===== Working data
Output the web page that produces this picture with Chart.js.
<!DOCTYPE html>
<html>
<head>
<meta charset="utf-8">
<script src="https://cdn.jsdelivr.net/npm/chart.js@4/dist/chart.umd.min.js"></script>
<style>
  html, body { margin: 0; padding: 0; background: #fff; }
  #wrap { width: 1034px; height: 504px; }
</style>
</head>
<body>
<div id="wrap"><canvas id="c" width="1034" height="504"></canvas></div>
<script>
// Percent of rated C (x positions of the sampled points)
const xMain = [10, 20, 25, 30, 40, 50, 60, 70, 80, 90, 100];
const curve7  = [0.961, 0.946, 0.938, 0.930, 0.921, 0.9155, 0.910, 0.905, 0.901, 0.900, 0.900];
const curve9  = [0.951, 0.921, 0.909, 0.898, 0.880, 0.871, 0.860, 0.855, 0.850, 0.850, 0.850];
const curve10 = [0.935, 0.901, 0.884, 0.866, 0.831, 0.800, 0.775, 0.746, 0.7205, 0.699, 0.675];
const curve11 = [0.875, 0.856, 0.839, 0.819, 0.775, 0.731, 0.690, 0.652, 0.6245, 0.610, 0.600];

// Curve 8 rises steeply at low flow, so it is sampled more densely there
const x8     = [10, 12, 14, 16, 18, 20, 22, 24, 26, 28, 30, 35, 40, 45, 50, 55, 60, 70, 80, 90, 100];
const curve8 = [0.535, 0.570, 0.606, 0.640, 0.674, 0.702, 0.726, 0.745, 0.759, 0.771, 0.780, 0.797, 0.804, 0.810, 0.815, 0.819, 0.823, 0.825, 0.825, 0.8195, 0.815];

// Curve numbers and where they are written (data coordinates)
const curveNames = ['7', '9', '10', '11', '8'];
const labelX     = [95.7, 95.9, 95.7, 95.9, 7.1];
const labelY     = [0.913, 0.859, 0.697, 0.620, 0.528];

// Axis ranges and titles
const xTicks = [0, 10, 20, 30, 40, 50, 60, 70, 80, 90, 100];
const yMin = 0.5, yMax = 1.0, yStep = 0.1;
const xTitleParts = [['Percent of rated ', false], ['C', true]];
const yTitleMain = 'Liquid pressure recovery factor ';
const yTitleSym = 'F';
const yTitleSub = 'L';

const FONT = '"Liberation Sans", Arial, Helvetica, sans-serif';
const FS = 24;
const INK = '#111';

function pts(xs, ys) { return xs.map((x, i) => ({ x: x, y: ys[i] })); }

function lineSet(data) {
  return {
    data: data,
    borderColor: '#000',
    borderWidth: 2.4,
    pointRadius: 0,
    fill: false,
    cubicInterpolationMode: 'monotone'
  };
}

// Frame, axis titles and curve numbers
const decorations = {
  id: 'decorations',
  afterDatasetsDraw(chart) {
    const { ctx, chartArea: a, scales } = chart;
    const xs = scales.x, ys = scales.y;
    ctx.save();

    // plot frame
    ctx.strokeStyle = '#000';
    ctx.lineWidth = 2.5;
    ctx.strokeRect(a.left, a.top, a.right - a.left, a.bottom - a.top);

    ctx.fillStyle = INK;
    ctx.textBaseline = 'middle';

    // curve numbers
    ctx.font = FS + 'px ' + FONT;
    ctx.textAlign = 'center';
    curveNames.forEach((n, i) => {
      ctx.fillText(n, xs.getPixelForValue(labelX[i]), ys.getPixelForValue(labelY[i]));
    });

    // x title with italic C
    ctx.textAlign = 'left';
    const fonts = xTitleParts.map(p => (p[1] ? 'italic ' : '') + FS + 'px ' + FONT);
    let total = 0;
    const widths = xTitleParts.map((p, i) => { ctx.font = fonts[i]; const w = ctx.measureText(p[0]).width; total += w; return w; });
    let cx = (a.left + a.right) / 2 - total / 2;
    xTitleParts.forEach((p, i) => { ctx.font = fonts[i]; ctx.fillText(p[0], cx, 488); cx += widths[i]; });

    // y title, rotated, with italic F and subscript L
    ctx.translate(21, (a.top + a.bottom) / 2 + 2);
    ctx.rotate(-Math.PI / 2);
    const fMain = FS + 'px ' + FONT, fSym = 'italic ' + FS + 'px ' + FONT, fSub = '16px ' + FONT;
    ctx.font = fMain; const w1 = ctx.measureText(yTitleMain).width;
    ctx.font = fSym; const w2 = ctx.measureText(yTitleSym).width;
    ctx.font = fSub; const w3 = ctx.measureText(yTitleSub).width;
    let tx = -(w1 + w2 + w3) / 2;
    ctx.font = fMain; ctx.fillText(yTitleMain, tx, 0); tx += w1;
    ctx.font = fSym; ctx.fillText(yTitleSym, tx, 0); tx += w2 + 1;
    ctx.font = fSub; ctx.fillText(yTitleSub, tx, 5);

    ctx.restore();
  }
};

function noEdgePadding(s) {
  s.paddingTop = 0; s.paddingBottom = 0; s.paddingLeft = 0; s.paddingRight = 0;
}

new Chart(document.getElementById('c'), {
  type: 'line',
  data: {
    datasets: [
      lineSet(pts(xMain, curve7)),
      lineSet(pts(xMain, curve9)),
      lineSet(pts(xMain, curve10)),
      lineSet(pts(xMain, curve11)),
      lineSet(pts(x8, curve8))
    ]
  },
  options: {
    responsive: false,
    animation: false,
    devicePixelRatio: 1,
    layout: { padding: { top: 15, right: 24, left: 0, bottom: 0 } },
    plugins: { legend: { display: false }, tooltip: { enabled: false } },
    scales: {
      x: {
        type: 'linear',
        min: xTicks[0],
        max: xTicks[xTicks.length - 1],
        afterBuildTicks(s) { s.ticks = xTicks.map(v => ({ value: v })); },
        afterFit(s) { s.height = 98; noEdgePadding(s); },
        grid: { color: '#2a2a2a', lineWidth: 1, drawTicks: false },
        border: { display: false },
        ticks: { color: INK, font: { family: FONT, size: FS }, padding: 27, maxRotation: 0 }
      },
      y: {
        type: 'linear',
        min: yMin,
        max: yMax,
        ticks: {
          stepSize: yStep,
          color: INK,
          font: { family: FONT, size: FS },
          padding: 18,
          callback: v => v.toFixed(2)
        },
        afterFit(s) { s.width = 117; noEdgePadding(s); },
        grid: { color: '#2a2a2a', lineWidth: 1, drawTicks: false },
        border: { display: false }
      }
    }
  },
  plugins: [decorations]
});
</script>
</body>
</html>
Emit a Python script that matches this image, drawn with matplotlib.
==========
## Exercise
From the data, list each line in which the string "with" appears.

## Correct answer
Output the web page that produces this picture with Chart.js.
    // x title with italic C
    // y title, rotated, with italic F and subscript L
Emit a Python script that matches this image, drawn with matplotlib.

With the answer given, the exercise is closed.